What this task involves
Your task is to repeat the lines below exactly, excluding any pictures they contain.

Recorded data
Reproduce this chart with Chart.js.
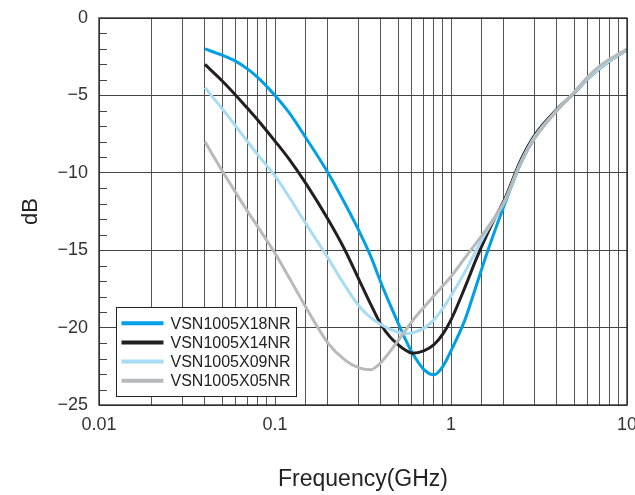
<!DOCTYPE html>
<html lang="en">
<head>
    <meta charset="UTF-8">
    <title>VSN1005 insertion loss</title>
    <script src="https://cdn.jsdelivr.net/npm/chart.js"></script>
    <style>
        html, body { margin: 0; padding: 0; background: #fff; }
        #wrap { width: 635px; height: 495px; }
    </style>
</head>
<body>
    <div id="wrap">
        <canvas id="lossChart" width="635" height="495"></canvas>
    </div>

    <script>
        // frequencies in GHz, shared by all four curves
        const freqs = [0.04, 0.05, 0.06, 0.07, 0.08, 0.1, 0.12, 0.15, 0.2, 0.25, 0.3, 0.35, 0.4, 0.45, 0.5, 0.55,
                       0.6, 0.7, 0.8, 0.9, 1.0, 1.2, 1.4, 1.6, 1.8, 2.0, 2.5, 3, 4, 5, 6, 7, 8, 10];

        // attenuation in dB
        const x18nr = [-2.0, -2.4, -2.8, -3.3, -3.85, -5.0, -6.1, -7.75, -10.0, -12.0, -13.75, -15.4, -17.1, -18.5, -19.7, -20.75,
                       -21.6, -22.7, -23.05, -22.5, -21.5, -19.5, -17.2, -15.2, -13.55, -12.15, -9.35, -7.7, -5.95, -4.85, -3.9, -3.25, -2.75, -2.05];
        const x14nr = [-3.0, -4.05, -5.0, -5.85, -6.6, -7.95, -9.1, -10.7, -13.0, -15.0, -16.9, -18.5, -19.8, -20.6, -21.1, -21.45,
                       -21.65, -21.5, -21.1, -20.4, -19.5, -17.4, -15.5, -14.0, -12.8, -11.8, -9.15, -7.55, -5.9, -4.85, -3.9, -3.25, -2.75, -2.05];
        const x09nr = [-4.5, -5.85, -7.0, -8.0, -8.85, -10.2, -11.55, -13.3, -15.5, -17.3, -18.6, -19.35, -19.8, -20.1, -20.3, -20.4,
                       -20.35, -20.05, -19.5, -18.75, -17.95, -16.4, -14.95, -13.75, -12.8, -11.95, -9.3, -7.65, -5.95, -4.85, -3.9, -3.25, -2.75, -2.05];
        const x05nr = [-8.0, -9.85, -11.3, -12.5, -13.5, -15.2, -16.75, -18.7, -21.0, -22.1, -22.6, -22.72, -22.25, -21.55, -20.85, -20.2,
                       -19.6, -18.7, -17.95, -17.3, -16.7, -15.5, -14.5, -13.6, -12.75, -11.9, -9.3, -7.75, -6.0, -4.8, -3.8, -3.1, -2.65, -2.0];

        const seriesNames = ['VSN1005X18NR', 'VSN1005X14NR', 'VSN1005X09NR', 'VSN1005X05NR'];
        const seriesColors = ['#00a0e6', '#231f20', '#a8dcf4', '#b8b9bb'];
        const seriesValues = [x18nr, x14nr, x09nr, x05nr];

        const xTickValues = [0.01, 0.1, 1, 10];
        const xTickLabels = ['0.01', '0.1', '1', '10'];

        function toPoints(values) {
            return freqs.map((f, i) => ({ x: f, y: values[i] }));
        }

        // small inward ticks on the dB axis, every 1 dB
        const minorTicks = {
            id: 'minorTicks',
            beforeDatasetsDraw(chart) {
                const { ctx, chartArea, scales: { y } } = chart;
                ctx.save();
                ctx.strokeStyle = '#444';
                ctx.lineWidth = 1;
                for (let v = -24; v < 0; v++) {
                    if (v % 5 === 0) continue;
                    const py = Math.round(y.getPixelForValue(v)) + 0.5;
                    ctx.beginPath();
                    ctx.moveTo(chartArea.left, py);
                    ctx.lineTo(chartArea.left + 8, py);
                    ctx.stroke();
                }
                ctx.restore();
            }
        };

        // frame round the plot and the boxed legend in the lower left
        const frameAndLegend = {
            id: 'frameAndLegend',
            afterDatasetsDraw(chart) {
                const { ctx, chartArea } = chart;
                ctx.save();
                ctx.strokeStyle = '#222';
                ctx.lineWidth = 1.3;
                ctx.strokeRect(chartArea.left, chartArea.top, chartArea.right - chartArea.left, chartArea.bottom - chartArea.top);

                const bx = chartArea.left + 17.5, by = chartArea.bottom - 97.5, bw = 180, bh = 89;
                ctx.fillStyle = '#fff';
                ctx.fillRect(bx, by, bw, bh);
                ctx.lineWidth = 1;
                ctx.strokeStyle = '#222';
                ctx.strokeRect(bx, by, bw, bh);

                ctx.font = '16px "Liberation Sans", Arial, sans-serif';
                ctx.textBaseline = 'middle';
                ctx.textAlign = 'left';
                chart.data.datasets.forEach((ds, i) => {
                    const cy = by + 15.7 + i * 19.2;
                    ctx.strokeStyle = ds.borderColor;
                    ctx.lineWidth = 4;
                    ctx.beginPath();
                    ctx.moveTo(bx + 5, cy);
                    ctx.lineTo(bx + 47, cy);
                    ctx.stroke();
                    ctx.fillStyle = '#222';
                    ctx.fillText(ds.label, bx + 54, cy + 1);
                });
                ctx.restore();
            }
        };

        Chart.defaults.font.family = '"Liberation Sans", Arial, sans-serif';

        const ctx = document.getElementById('lossChart').getContext('2d');
        const lossChart = new Chart(ctx, {
            type: 'line',
            data: {
                datasets: seriesNames.map((name, i) => ({
                    label: name,
                    data: toPoints(seriesValues[i]),
                    borderColor: seriesColors[i],
                    borderWidth: 3,
                    pointRadius: 0,
                    fill: false,
                    cubicInterpolationMode: 'monotone',
                    order: 4 - i
                }))
            },
            options: {
                responsive: false,
                animation: false,
                devicePixelRatio: 1,
                layout: { padding: { top: 18, right: 8, left: 0, bottom: 0 } },
                plugins: {
                    legend: { display: false },
                    tooltip: { enabled: false }
                },
                scales: {
                    x: {
                        type: 'logarithmic',
                        min: 0.01,
                        max: 10,
                        afterFit(scale) {
                            scale.height = 90;
                            scale.paddingLeft = 0;
                            scale.paddingRight = 0;
                        },
                        grid: { color: '#555', lineWidth: 1, drawTicks: false },
                        border: { display: false },
                        ticks: {
                            autoSkip: false,
                            maxRotation: 0,
                            padding: 9,
                            color: '#333',
                            font: { size: 18 },
                            callback(value) {
                                const i = xTickValues.findIndex(t => Math.abs(t - value) < t * 1e-6);
                                return i >= 0 ? xTickLabels[i] : '';
                            }
                        },
                        title: {
                            display: true,
                            text: 'Frequency(GHz)',
                            color: '#222',
                            font: { size: 23 },
                            padding: { top: 0, bottom: 2 }
                        }
                    },
                    y: {
                        min: -25,
                        max: 0,
                        afterFit(scale) {
                            scale.width = 99;
                            scale.paddingTop = 0;
                            scale.paddingBottom = 0;
                        },
                        grid: { color: '#444', lineWidth: 1, drawTicks: false },
                        border: { display: false },
                        ticks: {
                            stepSize: 5,
                            padding: 11,
                            color: '#333',
                            font: { size: 18 },
                            callback(value) {
                                return String(value).replace('-', '\u2212');
                            }
                        },
                        title: {
                            display: true,
                            text: 'dB',
                            color: '#222',
                            font: { size: 22 },
                            padding: { top: 18, bottom: 0 }
                        }
                    }
                }
            },
            plugins: [minorTicks, frameAndLegend]
        });
    </script>
</body>
</html>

Solution to this task
Reproduce this chart with Chart.js.
<!DOCTYPE html>
<html lang="en">
<head>
    <meta charset="UTF-8">
    <title>VSN1005 insertion loss</title>
    <script src="https://cdn.jsdelivr.net/npm/chart.js"></script>
    <style>
        html, body { margin: 0; padding: 0; background: #fff; }
        #wrap { width: 635px; height: 495px; }
    </style>
</head>
<body>
    <div id="wrap">
        <canvas id="lossChart" width="635" height="495"></canvas>
    </div>

    <script>
        // frequencies in GHz, shared by all four curves
        const freqs = [0.04, 0.05, 0.06, 0.07, 0.08, 0.1, 0.12, 0.15, 0.2, 0.25, 0.3, 0.35, 0.4, 0.45, 0.5, 0.55,
                       0.6, 0.7, 0.8, 0.9, 1.0, 1.2, 1.4, 1.6, 1.8, 2.0, 2.5, 3, 4, 5, 6, 7, 8, 10];

        // attenuation in dB
        const x18nr = [-2.0, -2.4, -2.8, -3.3, -3.85, -5.0, -6.1, -7.75, -10.0, -12.0, -13.75, -15.4, -17.1, -18.5, -19.7, -20.75,
                       -21.6, -22.7, -23.05, -22.5, -21.5, -19.5, -17.2, -15.2, -13.55, -12.15, -9.35, -7.7, -5.95, -4.85, -3.9, -3.25, -2.75, -2.05];
        const x14nr = [-3.0, -4.05, -5.0, -5.85, -6.6, -7.95, -9.1, -10.7, -13.0, -15.0, -16.9, -18.5, -19.8, -20.6, -21.1, -21.45,
                       -21.65, -21.5, -21.1, -20.4, -19.5, -17.4, -15.5, -14.0, -12.8, -11.8, -9.15, -7.55, -5.9, -4.85, -3.9, -3.25, -2.75, -2.05];
        const x09nr = [-4.5, -5.85, -7.0, -8.0, -8.85, -10.2, -11.55, -13.3, -15.5, -17.3, -18.6, -19.35, -19.8, -20.1, -20.3, -20.4,
                       -20.35, -20.05, -19.5, -18.75, -17.95, -16.4, -14.95, -13.75, -12.8, -11.95, -9.3, -7.65, -5.95, -4.85, -3.9, -3.25, -2.75, -2.05];
        const x05nr = [-8.0, -9.85, -11.3, -12.5, -13.5, -15.2, -16.75, -18.7, -21.0, -22.1, -22.6, -22.72, -22.25, -21.55, -20.85, -20.2,
                       -19.6, -18.7, -17.95, -17.3, -16.7, -15.5, -14.5, -13.6, -12.75, -11.9, -9.3, -7.75, -6.0, -4.8, -3.8, -3.1, -2.65, -2.0];

        const seriesNames = ['VSN1005X18NR', 'VSN1005X14NR', 'VSN1005X09NR', 'VSN1005X05NR'];
        const seriesColors = ['#00a0e6', '#231f20', '#a8dcf4', '#b8b9bb'];
        const seriesValues = [x18nr, x14nr, x09nr, x05nr];

        const xTickValues = [0.01, 0.1, 1, 10];
        const xTickLabels = ['0.01', '0.1', '1', '10'];

        function toPoints(values) {
            return freqs.map((f, i) => ({ x: f, y: values[i] }));
        }

        // small inward ticks on the dB axis, every 1 dB
        const minorTicks = {
            id: 'minorTicks',
            beforeDatasetsDraw(chart) {
                const { ctx, chartArea, scales: { y } } = chart;
                ctx.save();
                ctx.strokeStyle = '#444';
                ctx.lineWidth = 1;
                for (let v = -24; v < 0; v++) {
                    if (v % 5 === 0) continue;
                    const py = Math.round(y.getPixelForValue(v)) + 0.5;
                    ctx.beginPath();
                    ctx.moveTo(chartArea.left, py);
                    ctx.lineTo(chartArea.left + 8, py);
                    ctx.stroke();
                }
                ctx.restore();
            }
        };

        // frame round the plot and the boxed legend in the lower left
        const frameAndLegend = {
            id: 'frameAndLegend',
            afterDatasetsDraw(chart) {
                const { ctx, chartArea } = chart;
                ctx.save();
                ctx.strokeStyle = '#222';
                ctx.lineWidth = 1.3;
                ctx.strokeRect(chartArea.left, chartArea.top, chartArea.right - chartArea.left, chartArea.bottom - chartArea.top);

                const bx = chartArea.left + 17.5, by = chartArea.bottom - 97.5, bw = 180, bh = 89;
                ctx.fillStyle = '#fff';
                ctx.fillRect(bx, by, bw, bh);
                ctx.lineWidth = 1;
                ctx.strokeStyle = '#222';
                ctx.strokeRect(bx, by, bw, bh);

                ctx.font = '16px "Liberation Sans", Arial, sans-serif';
                ctx.textBaseline = 'middle';
                ctx.textAlign = 'left';
                chart.data.datasets.forEach((ds, i) => {
                    const cy = by + 15.7 + i * 19.2;
                    ctx.strokeStyle = ds.borderColor;
                    ctx.lineWidth = 4;
                    ctx.beginPath();
                    ctx.moveTo(bx + 5, cy);
                    ctx.lineTo(bx + 47, cy);
                    ctx.stroke();
                    ctx.fillStyle = '#222';
                    ctx.fillText(ds.label, bx + 54, cy + 1);
                });
                ctx.restore();
            }
        };

        Chart.defaults.font.family = '"Liberation Sans", Arial, sans-serif';

        const ctx = document.getElementById('lossChart').getContext('2d');
        const lossChart = new Chart(ctx, {
            type: 'line',
            data: {
                datasets: seriesNames.map((name, i) => ({
                    label: name,
                    data: toPoints(seriesValues[i]),
                    borderColor: seriesColors[i],
                    borderWidth: 3,
                    pointRadius: 0,
                    fill: false,
                    cubicInterpolationMode: 'monotone',
                    order: 4 - i
                }))
            },
            options: {
                responsive: false,
                animation: false,
                devicePixelRatio: 1,
                layout: { padding: { top: 18, right: 8, left: 0, bottom: 0 } },
                plugins: {
                    legend: { display: false },
                    tooltip: { enabled: false }
                },
                scales: {
                    x: {
                        type: 'logarithmic',
                        min: 0.01,
                        max: 10,
                        afterFit(scale) {
                            scale.height = 90;
                            scale.paddingLeft = 0;
                            scale.paddingRight = 0;
                        },
                        grid: { color: '#555', lineWidth: 1, drawTicks: false },
                        border: { display: false },
                        ticks: {
                            autoSkip: false,
                            maxRotation: 0,
                            padding: 9,
                            color: '#333',
                            font: { size: 18 },
                            callback(value) {
                                const i = xTickValues.findIndex(t => Math.abs(t - value) < t * 1e-6);
                                return i >= 0 ? xTickLabels[i] : '';
                            }
                        },
                        title: {
                            display: true,
                            text: 'Frequency(GHz)',
                            color: '#222',
                            font: { size: 23 },
                            padding: { top: 0, bottom: 2 }
                        }
                    },
                    y: {
                        min: -25,
                        max: 0,
                        afterFit(scale) {
                            scale.width = 99;
                            scale.paddingTop = 0;
                            scale.paddingBottom = 0;
                        },
                        grid: { color: '#444', lineWidth: 1, drawTicks: false },
                        border: { display: false },
                        ticks: {
                            stepSize: 5,
                            padding: 11,
                            color: '#333',
                            font: { size: 18 },
                            callback(value) {
                                return String(value).replace('-', '\u2212');
                            }
                        },
                        title: {
                            display: true,
                            text: 'dB',
                            color: '#222',
                            font: { size: 22 },
                            padding: { top: 18, bottom: 0 }
                        }
                    }
                }
            },
            plugins: [minorTicks, frameAndLegend]
        });
    </script>
</body>
</html>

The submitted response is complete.